*INFORMATION SHOWN*:
*****

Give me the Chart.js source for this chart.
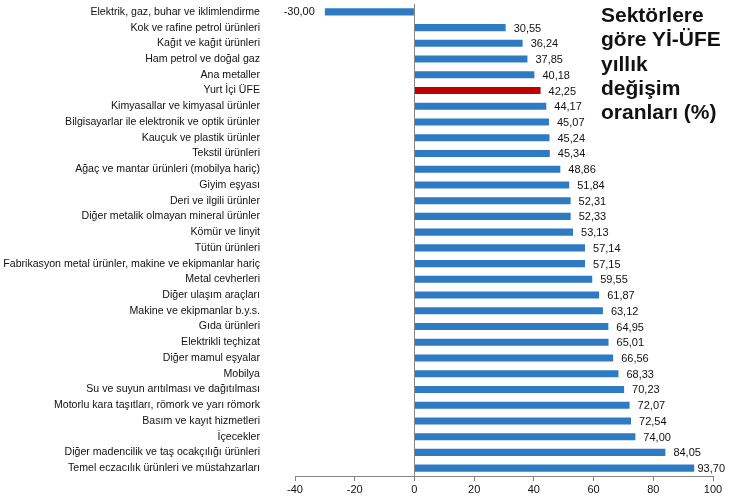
<!DOCTYPE html>
<html>
<head>
<meta charset="utf-8">
<script src="https://cdn.jsdelivr.net/npm/chart.js@4.4.1/dist/chart.umd.min.js"></script>
<style>
  html, body { margin: 0; padding: 0; background: #fff; }
  #wrap { position: relative; width: 729px; height: 501px; }
  #title {
    position: absolute; left: 601px; top: 3px;
    font-family: "Liberation Sans", Arial, sans-serif;
    font-weight: bold; font-size: 21px; line-height: 24.3px; color: #111;
  }
</style>
</head>
<body>
<div id="wrap">
  <canvas id="ufeChart" width="729" height="501"></canvas>
  <div id="title">Sektörlere<br>göre Yİ-ÜFE<br>yıllık<br>değişim<br>oranları (%)</div>
</div>
<script>
const sectors = [
  "Elektrik, gaz, buhar ve iklimlendirme",
  "Kok ve rafine petrol ürünleri",
  "Kağıt ve kağıt ürünleri",
  "Ham petrol ve doğal gaz",
  "Ana metaller",
  "Yurt İçi ÜFE",
  "Kimyasallar ve kimyasal ürünler",
  "Bilgisayarlar ile elektronik ve optik ürünler",
  "Kauçuk ve plastik ürünler",
  "Tekstil ürünleri",
  "Ağaç ve mantar ürünleri (mobilya hariç)",
  "Giyim eşyası",
  "Deri ve ilgili ürünler",
  "Diğer metalik olmayan mineral ürünler",
  "Kömür ve linyit",
  "Tütün ürünleri",
  "Fabrikasyon metal ürünler, makine ve ekipmanlar hariç",
  "Metal cevherleri",
  "Diğer ulaşım araçları",
  "Makine ve ekipmanlar b.y.s.",
  "Gıda ürünleri",
  "Elektrikli teçhizat",
  "Diğer mamul eşyalar",
  "Mobilya",
  "Su ve suyun arıtılması ve dağıtılması",
  "Motorlu kara taşıtları, römork ve yarı römork",
  "Basım ve kayıt hizmetleri",
  "İçecekler",
  "Diğer madencilik ve taş ocakçılığı ürünleri",
  "Temel eczacılık ürünleri ve müstahzarları"
]
const changes = [-30.00, 30.55, 36.24, 37.85, 40.18, 42.25, 44.17, 45.07, 45.24, 45.34,
  48.86, 51.84, 52.31, 52.33, 53.13, 57.14, 57.15, 59.55, 61.87, 63.12,
  64.95, 65.01, 66.56, 68.33, 70.23, 72.07, 72.54, 74.00, 84.05, 93.70]
const highlight = "Yurt İçi ÜFE"
const xTicks = [-40, -20, 0, 20, 40, 60, 80, 100]

const font = "Liberation Sans, Arial, sans-serif"
const axisGray = "#868686"

// value labels next to bar ends, comma decimals
const valueLabels = {
  id: 'valueLabels',
  afterDatasetsDraw(chart) {
    const ctx = chart.ctx
    const meta = chart.getDatasetMeta(0)
    ctx.save()
    ctx.font = "11px " + font
    ctx.fillStyle = "#111"
    ctx.textBaseline = "middle"
    meta.data.forEach((bar, i) => {
      const v = changes[i]
      const txt = v.toFixed(2).replace('.', ',')
      if (v < 0) {
        ctx.textAlign = "right"
        ctx.fillText(txt, bar.x - 10, bar.y)
      } else {
        // keep the last label inside the canvas like the original does
        const w = ctx.measureText(txt).width
        const x = Math.min(bar.x + 8, chart.width - 4 - w)
        ctx.textAlign = "left"
        ctx.fillText(txt, x, bar.y + 1)
      }
    })
    ctx.restore()
  }
}

new Chart(document.getElementById('ufeChart'), {
  type: 'bar',
  data: {
    labels: sectors,
    datasets: [{
      data: changes,
      backgroundColor: sectors.map(s => s === highlight ? "#C00000" : "#2E7BC4"),
      barPercentage: 0.45,
      categoryPercentage: 1.0
    }]
  },
  options: {
    indexAxis: 'y',
    responsive: false,
    animation: false,
    layout: { padding: { top: 4, right: 16, bottom: 0, left: 0 } },
    plugins: {
      legend: { display: false },
      tooltip: { enabled: false }
    },
    scales: {
      x: {
        min: -40,
        max: 100,
        afterBuildTicks: scale => { scale.ticks = xTicks.map(v => ({ value: v })) },
        afterFit: scale => { scale.height = 25 },
        border: { display: true, color: axisGray, width: 1 },
        grid: {
          color: c => (c.tick && c.tick.value === 0) ? axisGray : 'transparent',
          tickColor: axisGray,
          tickLength: 5,
          lineWidth: 1
        },
        ticks: {
          color: "#111",
          font: { family: font, size: 11 },
          padding: 2,
          maxRotation: 0
        }
      },
      y: {
        afterFit: scale => {
          scale.width = 295
          // big tick padding would otherwise push the plot down
          scale.paddingTop = 0
          scale.paddingBottom = 0
        },
        border: { display: false },
        grid: { display: false, drawTicks: false },
        ticks: {
          color: "#111",
          font: { family: font, size: 10.6 },
          padding: 35,
          autoSkip: false
        }
      }
    }
  },
  plugins: [valueLabels]
})
</script>
</body>
</html>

*****

*THE TASK*: Leave out the pictures and give the listing above again exactly.

*THE COMPLETED TASK*:
Give me the Chart.js source for this chart.
<!DOCTYPE html>
<html>
<head>
<meta charset="utf-8">
<script src="https://cdn.jsdelivr.net/npm/chart.js@4.4.1/dist/chart.umd.min.js"></script>
<style>
  html, body { margin: 0; padding: 0; background: #fff; }
  #wrap { position: relative; width: 729px; height: 501px; }
  #title {
    position: absolute; left: 601px; top: 3px;
    font-family: "Liberation Sans", Arial, sans-serif;
    font-weight: bold; font-size: 21px; line-height: 24.3px; color: #111;
  }
</style>
</head>
<body>
<div id="wrap">
  <canvas id="ufeChart" width="729" height="501"></canvas>
  <div id="title">Sektörlere<br>göre Yİ-ÜFE<br>yıllık<br>değişim<br>oranları (%)</div>
</div>
<script>
const sectors = [
  "Elektrik, gaz, buhar ve iklimlendirme",
  "Kok ve rafine petrol ürünleri",
  "Kağıt ve kağıt ürünleri",
  "Ham petrol ve doğal gaz",
  "Ana metaller",
  "Yurt İçi ÜFE",
  "Kimyasallar ve kimyasal ürünler",
  "Bilgisayarlar ile elektronik ve optik ürünler",
  "Kauçuk ve plastik ürünler",
  "Tekstil ürünleri",
  "Ağaç ve mantar ürünleri (mobilya hariç)",
  "Giyim eşyası",
  "Deri ve ilgili ürünler",
  "Diğer metalik olmayan mineral ürünler",
  "Kömür ve linyit",
  "Tütün ürünleri",
  "Fabrikasyon metal ürünler, makine ve ekipmanlar hariç",
  "Metal cevherleri",
  "Diğer ulaşım araçları",
  "Makine ve ekipmanlar b.y.s.",
  "Gıda ürünleri",
  "Elektrikli teçhizat",
  "Diğer mamul eşyalar",
  "Mobilya",
  "Su ve suyun arıtılması ve dağıtılması",
  "Motorlu kara taşıtları, römork ve yarı römork",
  "Basım ve kayıt hizmetleri",
  "İçecekler",
  "Diğer madencilik ve taş ocakçılığı ürünleri",
  "Temel eczacılık ürünleri ve müstahzarları"
]
const changes = [-30.00, 30.55, 36.24, 37.85, 40.18, 42.25, 44.17, 45.07, 45.24, 45.34,
  48.86, 51.84, 52.31, 52.33, 53.13, 57.14, 57.15, 59.55, 61.87, 63.12,
  64.95, 65.01, 66.56, 68.33, 70.23, 72.07, 72.54, 74.00, 84.05, 93.70]
const highlight = "Yurt İçi ÜFE"
const xTicks = [-40, -20, 0, 20, 40, 60, 80, 100]

const font = "Liberation Sans, Arial, sans-serif"
const axisGray = "#868686"

// value labels next to bar ends, comma decimals
const valueLabels = {
  id: 'valueLabels',
  afterDatasetsDraw(chart) {
    const ctx = chart.ctx
    const meta = chart.getDatasetMeta(0)
    ctx.save()
    ctx.font = "11px " + font
    ctx.fillStyle = "#111"
    ctx.textBaseline = "middle"
    meta.data.forEach((bar, i) => {
      const v = changes[i]
      const txt = v.toFixed(2).replace('.', ',')
      if (v < 0) {
        ctx.textAlign = "right"
        ctx.fillText(txt, bar.x - 10, bar.y)
      } else {
        // keep the last label inside the canvas like the original does
        const w = ctx.measureText(txt).width
        const x = Math.min(bar.x + 8, chart.width - 4 - w)
        ctx.textAlign = "left"
        ctx.fillText(txt, x, bar.y + 1)
      }
    })
    ctx.restore()
  }
}

new Chart(document.getElementById('ufeChart'), {
  type: 'bar',
  data: {
    labels: sectors,
    datasets: [{
      data: changes,
      backgroundColor: sectors.map(s => s === highlight ? "#C00000" : "#2E7BC4"),
      barPercentage: 0.45,
      categoryPercentage: 1.0
    }]
  },
  options: {
    indexAxis: 'y',
    responsive: false,
    animation: false,
    layout: { padding: { top: 4, right: 16, bottom: 0, left: 0 } },
    plugins: {
      legend: { display: false },
      tooltip: { enabled: false }
    },
    scales: {
      x: {
        min: -40,
        max: 100,
        afterBuildTicks: scale => { scale.ticks = xTicks.map(v => ({ value: v })) },
        afterFit: scale => { scale.height = 25 },
        border: { display: true, color: axisGray, width: 1 },
        grid: {
          color: c => (c.tick && c.tick.value === 0) ? axisGray : 'transparent',
          tickColor: axisGray,
          tickLength: 5,
          lineWidth: 1
        },
        ticks: {
          color: "#111",
          font: { family: font, size: 11 },
          padding: 2,
          maxRotation: 0
        }
      },
      y: {
        afterFit: scale => {
          scale.width = 295
          // big tick padding would otherwise push the plot down
          scale.paddingTop = 0
          scale.paddingBottom = 0
        },
        border: { display: false },
        grid: { display: false, drawTicks: false },
        ticks: {
          color: "#111",
          font: { family: font, size: 10.6 },
          padding: 35,
          autoSkip: false
        }
      }
    }
  },
  plugins: [valueLabels]
})
</script>
</body>
</html>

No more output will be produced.